INFORMATION SHOWN:

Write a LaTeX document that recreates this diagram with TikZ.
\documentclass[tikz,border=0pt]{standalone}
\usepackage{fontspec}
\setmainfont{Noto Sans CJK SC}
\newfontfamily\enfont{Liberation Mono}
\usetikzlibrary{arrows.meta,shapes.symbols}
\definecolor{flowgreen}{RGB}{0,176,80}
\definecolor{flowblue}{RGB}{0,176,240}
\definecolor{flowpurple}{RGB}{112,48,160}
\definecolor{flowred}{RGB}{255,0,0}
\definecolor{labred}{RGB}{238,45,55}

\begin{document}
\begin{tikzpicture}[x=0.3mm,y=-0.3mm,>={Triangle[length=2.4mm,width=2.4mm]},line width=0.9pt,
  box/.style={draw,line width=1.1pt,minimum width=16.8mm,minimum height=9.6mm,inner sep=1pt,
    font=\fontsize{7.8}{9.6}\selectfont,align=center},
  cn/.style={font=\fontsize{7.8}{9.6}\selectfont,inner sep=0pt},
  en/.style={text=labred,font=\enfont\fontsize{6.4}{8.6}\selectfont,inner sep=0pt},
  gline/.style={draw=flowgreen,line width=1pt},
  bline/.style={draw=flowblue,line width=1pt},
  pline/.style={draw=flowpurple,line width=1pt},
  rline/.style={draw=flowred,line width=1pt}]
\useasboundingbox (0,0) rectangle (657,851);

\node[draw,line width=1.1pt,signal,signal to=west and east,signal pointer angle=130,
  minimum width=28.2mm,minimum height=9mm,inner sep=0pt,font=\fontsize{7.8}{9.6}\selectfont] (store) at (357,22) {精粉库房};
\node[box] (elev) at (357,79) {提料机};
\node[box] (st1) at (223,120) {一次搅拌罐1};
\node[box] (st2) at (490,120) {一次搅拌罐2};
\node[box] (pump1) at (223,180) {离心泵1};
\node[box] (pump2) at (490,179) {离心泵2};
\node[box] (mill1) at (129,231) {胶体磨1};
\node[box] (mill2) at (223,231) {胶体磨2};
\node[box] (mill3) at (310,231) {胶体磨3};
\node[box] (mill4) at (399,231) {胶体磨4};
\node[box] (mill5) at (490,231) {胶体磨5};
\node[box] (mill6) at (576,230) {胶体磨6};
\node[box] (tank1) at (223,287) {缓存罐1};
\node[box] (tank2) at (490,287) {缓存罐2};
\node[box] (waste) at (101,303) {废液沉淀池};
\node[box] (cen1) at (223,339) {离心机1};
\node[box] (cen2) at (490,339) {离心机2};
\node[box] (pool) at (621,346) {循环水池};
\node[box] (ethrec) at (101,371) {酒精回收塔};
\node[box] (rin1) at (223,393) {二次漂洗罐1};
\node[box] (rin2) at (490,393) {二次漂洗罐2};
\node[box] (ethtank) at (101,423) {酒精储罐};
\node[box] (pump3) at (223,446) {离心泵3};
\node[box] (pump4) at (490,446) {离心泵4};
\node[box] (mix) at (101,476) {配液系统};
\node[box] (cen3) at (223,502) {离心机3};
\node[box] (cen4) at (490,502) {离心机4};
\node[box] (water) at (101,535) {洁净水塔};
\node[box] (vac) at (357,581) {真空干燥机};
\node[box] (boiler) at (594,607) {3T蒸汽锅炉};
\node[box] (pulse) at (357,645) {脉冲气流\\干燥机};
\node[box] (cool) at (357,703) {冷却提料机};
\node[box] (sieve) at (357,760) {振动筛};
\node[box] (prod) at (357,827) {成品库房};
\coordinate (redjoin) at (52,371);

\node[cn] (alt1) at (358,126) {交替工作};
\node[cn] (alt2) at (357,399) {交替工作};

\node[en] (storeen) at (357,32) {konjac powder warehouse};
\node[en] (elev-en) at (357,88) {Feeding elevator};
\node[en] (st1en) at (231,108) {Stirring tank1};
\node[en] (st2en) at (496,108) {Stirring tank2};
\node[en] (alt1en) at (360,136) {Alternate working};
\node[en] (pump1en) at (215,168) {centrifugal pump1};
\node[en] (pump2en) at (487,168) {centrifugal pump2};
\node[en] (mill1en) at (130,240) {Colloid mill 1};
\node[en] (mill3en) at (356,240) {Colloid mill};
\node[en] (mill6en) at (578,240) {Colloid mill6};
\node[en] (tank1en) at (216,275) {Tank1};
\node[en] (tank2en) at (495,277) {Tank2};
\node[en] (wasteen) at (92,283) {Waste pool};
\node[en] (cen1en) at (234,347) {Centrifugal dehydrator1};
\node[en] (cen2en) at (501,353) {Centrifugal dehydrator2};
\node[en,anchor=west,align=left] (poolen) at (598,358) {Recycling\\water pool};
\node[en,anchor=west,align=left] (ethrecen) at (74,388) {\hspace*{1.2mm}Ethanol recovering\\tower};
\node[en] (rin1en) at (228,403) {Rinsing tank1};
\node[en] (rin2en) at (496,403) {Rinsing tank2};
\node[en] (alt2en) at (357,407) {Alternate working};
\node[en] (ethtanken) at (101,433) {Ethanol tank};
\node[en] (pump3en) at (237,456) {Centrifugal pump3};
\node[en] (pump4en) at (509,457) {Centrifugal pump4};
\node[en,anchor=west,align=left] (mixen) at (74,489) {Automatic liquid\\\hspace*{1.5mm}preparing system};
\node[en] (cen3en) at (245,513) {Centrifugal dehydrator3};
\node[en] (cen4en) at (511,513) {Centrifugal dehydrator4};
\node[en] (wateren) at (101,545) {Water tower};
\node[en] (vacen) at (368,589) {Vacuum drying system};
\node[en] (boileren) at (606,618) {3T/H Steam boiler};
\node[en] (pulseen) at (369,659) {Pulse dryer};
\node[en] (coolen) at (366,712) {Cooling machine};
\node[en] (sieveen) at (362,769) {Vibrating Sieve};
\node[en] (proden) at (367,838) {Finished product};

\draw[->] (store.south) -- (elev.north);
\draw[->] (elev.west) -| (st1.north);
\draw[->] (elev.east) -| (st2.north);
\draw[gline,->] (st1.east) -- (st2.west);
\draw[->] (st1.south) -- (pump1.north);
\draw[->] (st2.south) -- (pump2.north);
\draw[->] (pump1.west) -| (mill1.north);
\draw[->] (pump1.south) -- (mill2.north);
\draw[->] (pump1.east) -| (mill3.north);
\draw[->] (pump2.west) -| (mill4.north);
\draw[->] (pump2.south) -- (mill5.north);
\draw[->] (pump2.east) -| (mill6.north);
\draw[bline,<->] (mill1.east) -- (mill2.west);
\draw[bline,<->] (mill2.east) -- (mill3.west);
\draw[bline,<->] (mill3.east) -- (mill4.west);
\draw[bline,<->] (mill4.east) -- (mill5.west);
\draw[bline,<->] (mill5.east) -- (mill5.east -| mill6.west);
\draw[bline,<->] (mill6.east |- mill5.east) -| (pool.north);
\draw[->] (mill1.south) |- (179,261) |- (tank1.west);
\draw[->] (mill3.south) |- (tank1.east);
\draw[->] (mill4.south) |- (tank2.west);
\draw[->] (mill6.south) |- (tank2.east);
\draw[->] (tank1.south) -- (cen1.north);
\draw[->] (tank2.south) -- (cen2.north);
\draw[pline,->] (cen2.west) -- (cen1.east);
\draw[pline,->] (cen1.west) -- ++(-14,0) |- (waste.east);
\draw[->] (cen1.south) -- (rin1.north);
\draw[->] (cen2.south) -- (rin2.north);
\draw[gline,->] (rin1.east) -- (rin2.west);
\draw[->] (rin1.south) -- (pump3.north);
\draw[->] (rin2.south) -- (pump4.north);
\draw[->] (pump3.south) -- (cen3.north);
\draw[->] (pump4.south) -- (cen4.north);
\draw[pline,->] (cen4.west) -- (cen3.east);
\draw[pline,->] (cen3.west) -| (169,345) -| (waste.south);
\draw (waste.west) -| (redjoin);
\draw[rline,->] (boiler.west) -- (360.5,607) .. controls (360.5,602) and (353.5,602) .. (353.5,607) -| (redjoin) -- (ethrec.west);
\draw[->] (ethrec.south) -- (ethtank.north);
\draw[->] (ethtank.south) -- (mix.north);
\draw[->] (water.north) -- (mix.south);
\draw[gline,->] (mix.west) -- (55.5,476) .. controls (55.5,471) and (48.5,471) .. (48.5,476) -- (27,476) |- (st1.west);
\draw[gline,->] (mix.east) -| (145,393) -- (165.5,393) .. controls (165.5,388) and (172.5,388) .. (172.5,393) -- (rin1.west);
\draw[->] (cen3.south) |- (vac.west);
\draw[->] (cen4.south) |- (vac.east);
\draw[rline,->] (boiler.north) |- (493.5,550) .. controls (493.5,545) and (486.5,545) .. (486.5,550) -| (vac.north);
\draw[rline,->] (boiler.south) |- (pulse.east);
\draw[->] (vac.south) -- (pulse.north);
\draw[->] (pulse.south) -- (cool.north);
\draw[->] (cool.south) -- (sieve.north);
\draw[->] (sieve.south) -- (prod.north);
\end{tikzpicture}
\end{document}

GIVEN REQUEST: Write out, exactly and with nothing else, the lines of the listing above from its first line through the line with "(0,0) rectangle (657,851);".

TASK ANSWER:
Write a LaTeX document that recreates this diagram with TikZ.
\documentclass[tikz,border=0pt]{standalone}
\usepackage{fontspec}
\setmainfont{Noto Sans CJK SC}
\newfontfamily\enfont{Liberation Mono}
\usetikzlibrary{arrows.meta,shapes.symbols}
\definecolor{flowgreen}{RGB}{0,176,80}
\definecolor{flowblue}{RGB}{0,176,240}
\definecolor{flowpurple}{RGB}{112,48,160}
\definecolor{flowred}{RGB}{255,0,0}
\definecolor{labred}{RGB}{238,45,55}

\begin{document}
\begin{tikzpicture}[x=0.3mm,y=-0.3mm,>={Triangle[length=2.4mm,width=2.4mm]},line width=0.9pt,
  box/.style={draw,line width=1.1pt,minimum width=16.8mm,minimum height=9.6mm,inner sep=1pt,
    font=\fontsize{7.8}{9.6}\selectfont,align=center},
  cn/.style={font=\fontsize{7.8}{9.6}\selectfont,inner sep=0pt},
  en/.style={text=labred,font=\enfont\fontsize{6.4}{8.6}\selectfont,inner sep=0pt},
  gline/.style={draw=flowgreen,line width=1pt},
  bline/.style={draw=flowblue,line width=1pt},
  pline/.style={draw=flowpurple,line width=1pt},
  rline/.style={draw=flowred,line width=1pt}]
\useasboundingbox (0,0) rectangle (657,851);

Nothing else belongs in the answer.